I began my day like every other one free from the early mornings that school brings. Sleeping to late, and then when I finally decide to face the early afternoon, I reach for my laptop. My first online stop of the day involves browsing my favourite blogs (I will tell you more about them another time) and stalking various tumblrs for inspiration. At some point during this hour or so, I stumble on Alexa Chung, Miranda Kerr and a bunch of other models numerous times. But no matter what the context, I seem to find myself once again confronted by the beauty of the Olsen's which these days, is even more ever appearing, considering now their sister Elizabeth is in the spotlight too.

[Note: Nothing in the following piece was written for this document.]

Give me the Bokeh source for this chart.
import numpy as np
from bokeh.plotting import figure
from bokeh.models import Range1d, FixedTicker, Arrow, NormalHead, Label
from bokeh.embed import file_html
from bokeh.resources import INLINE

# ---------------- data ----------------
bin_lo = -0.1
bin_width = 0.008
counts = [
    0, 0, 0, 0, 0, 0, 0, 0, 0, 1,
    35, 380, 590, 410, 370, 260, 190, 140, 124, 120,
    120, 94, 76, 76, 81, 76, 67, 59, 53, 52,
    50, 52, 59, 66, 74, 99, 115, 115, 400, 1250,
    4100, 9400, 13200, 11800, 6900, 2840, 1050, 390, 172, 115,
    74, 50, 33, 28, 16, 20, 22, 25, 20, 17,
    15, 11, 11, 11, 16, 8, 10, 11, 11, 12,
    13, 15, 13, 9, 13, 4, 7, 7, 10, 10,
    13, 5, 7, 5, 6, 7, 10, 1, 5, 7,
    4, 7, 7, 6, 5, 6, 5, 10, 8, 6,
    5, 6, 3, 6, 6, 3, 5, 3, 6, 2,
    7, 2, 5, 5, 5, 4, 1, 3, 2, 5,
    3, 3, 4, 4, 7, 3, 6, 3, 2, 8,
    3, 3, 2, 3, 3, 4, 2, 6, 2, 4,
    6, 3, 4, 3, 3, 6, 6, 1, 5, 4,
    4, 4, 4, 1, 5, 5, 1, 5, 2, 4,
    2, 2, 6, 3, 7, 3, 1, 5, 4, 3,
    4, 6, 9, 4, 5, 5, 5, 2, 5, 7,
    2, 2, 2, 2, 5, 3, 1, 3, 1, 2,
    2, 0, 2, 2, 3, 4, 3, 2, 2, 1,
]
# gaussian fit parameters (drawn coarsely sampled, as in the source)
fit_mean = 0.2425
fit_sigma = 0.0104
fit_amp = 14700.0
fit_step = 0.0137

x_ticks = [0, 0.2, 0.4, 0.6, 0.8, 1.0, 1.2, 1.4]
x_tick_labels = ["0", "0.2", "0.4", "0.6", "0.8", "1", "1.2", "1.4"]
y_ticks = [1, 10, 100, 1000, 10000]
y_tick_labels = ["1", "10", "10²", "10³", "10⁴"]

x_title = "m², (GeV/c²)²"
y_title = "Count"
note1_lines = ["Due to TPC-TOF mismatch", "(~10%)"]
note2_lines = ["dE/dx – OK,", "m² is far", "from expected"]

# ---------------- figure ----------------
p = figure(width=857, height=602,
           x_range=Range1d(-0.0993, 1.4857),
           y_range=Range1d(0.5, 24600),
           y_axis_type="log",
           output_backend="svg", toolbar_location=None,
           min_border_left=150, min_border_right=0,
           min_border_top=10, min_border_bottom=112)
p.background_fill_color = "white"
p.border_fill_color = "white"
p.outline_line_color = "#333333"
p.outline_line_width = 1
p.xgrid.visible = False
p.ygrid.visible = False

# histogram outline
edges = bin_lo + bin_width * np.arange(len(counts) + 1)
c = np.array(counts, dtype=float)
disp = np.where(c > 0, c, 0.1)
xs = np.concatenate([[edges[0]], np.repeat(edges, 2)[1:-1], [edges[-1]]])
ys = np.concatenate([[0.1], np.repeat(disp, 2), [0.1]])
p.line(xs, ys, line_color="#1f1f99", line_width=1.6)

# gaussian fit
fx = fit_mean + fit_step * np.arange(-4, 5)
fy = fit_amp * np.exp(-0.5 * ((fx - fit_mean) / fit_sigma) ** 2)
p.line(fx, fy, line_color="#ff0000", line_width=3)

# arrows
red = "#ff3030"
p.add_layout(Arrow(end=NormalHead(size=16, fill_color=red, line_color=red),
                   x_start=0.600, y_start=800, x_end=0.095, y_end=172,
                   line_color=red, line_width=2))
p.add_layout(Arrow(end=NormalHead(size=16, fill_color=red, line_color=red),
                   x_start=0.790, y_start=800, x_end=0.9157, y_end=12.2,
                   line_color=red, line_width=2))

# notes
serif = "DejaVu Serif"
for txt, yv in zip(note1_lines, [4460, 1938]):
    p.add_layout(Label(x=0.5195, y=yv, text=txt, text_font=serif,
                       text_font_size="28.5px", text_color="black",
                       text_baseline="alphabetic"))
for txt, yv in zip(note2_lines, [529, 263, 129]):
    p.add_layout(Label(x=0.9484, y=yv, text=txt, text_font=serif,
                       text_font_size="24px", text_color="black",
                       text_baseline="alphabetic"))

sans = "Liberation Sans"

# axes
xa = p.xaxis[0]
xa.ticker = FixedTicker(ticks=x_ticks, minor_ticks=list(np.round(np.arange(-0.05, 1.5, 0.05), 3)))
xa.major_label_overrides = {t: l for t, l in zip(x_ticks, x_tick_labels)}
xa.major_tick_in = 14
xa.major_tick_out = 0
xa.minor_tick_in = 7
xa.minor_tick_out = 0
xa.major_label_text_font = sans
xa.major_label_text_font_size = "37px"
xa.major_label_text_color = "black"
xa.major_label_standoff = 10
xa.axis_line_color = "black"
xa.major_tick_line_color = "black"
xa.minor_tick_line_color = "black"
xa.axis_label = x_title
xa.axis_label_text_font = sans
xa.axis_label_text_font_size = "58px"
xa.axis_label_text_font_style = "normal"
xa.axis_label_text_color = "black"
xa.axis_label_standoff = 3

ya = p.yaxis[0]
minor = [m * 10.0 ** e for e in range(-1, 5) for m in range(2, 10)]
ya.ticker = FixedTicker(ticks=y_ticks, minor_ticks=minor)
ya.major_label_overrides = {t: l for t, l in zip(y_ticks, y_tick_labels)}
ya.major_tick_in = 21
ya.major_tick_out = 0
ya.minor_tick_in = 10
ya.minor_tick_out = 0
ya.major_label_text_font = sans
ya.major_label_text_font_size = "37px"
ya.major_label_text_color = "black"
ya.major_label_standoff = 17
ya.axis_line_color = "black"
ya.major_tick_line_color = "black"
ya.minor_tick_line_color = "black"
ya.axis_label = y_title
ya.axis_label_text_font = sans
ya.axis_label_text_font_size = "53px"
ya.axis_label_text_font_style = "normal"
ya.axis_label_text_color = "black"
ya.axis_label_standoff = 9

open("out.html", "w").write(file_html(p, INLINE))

If some of you that know me well are now shouting at the scream for my utter levels of hypocracy and contradictiveness then I apologize. I understand that in saying all this to you, I have to understand that I'm beautiful to. It makes me feel somewhat fake to even write that statement, as to me it seems completely full of falsities. But it is in fact true. I feel strange again saying that, but I've got to get over that. Because I am beautiful, though not in a vain, self centred, photogenic way. But in a 'I am a child of God and created wonderfully way'.
And so is everyone one else. Every single person that reads this and makes some automatic comment to themselves that somehow excludes thems from the above statement - I know I'd do it too.
So before you go on about your legs, or teeth, freckles, or double chin. Remember this... without them you would not be beauitful. God created you to be beautiful, in the way you are sitting reading this now. I'm sitting typing with a bare face and greasy hair. And when I look in the mirror, I need to remember that I'm beautiful, I'm beautiful just like you.